My TBR Book Pile

My TBR Pile

I can feel it in myself sometimes – the snobbery, the way I assign some book genres more value than others, the condescension I feel creeping into my mind when he says he’s reading THAT or she loved THIS.

I don’t like that about myself for quite a few reasons:

  • First, it’s hypocritical of me because I read all kinds of things from romances to mystery novels to literary fiction to memoir to young adult novels.
  • In a culture where art and artistic products are MASSIVELY undervalued, I need to be supporting any artistic endeavor.
  • All reading is good.  It helps people think more deeply, introduces us to new cultures and experiences, and keeps our brains fed.
  • The labels assigned to books are marketing, categorizing, separating tools. They say very, very little about the content of the books themselves.

Books – like all art – do different things depending on their purposes, and they serve many purposes in different settings and for different readers. Literary fiction pushes into complex ideas about identity and place and humanity through often subtle plot lines and intense characterization, while fantasy novels build complicated worlds and intricate societies to illuminate our dreams and great fears.  Memoirs remind us that individual stories have great power for the larger world, and mystery novels feed our puzzle-solving minds.  There is no “better” or “worse” in terms of genre – there is only different.

Of course, there are better books and worse books – some books are simply better written than others – just as in all art. Appreciating craftsmanship is part of what is involved in appreciating art, and of course, we each have preferences for what we like to read.  All of those things are good.  Valuable.  Wise.

But the dismissal of an entire genre of books simply because we think it “lesser,” well, maybe we need to consider that as an indicator of our inclinations toward other people – because of their ethnicity, because of their religion, because of their gender.  All people are equally valuable – and yet, we act much more like Orwell’s characters where “some [people] are more equal than others.”

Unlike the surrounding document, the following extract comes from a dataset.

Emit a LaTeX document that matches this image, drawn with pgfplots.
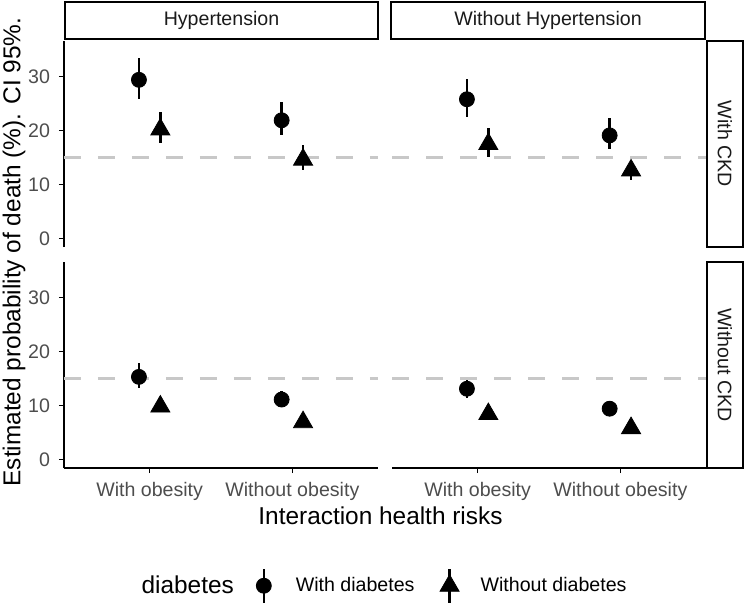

So I’m pushing aside my hypocrisy and dismissal of books that I do not think are “my” thing.  I’m going back to the way I used to read – where everything was awesome if it was made of words – articles on frog species and young adult romances and complicated stories of sorrow set in 17th century France.  All of it beautiful, all of it crafted, all of it loved. . . .just like us.

Do you ever hear people dismissing books because of genre?  How about you? Have you ever been so inclined?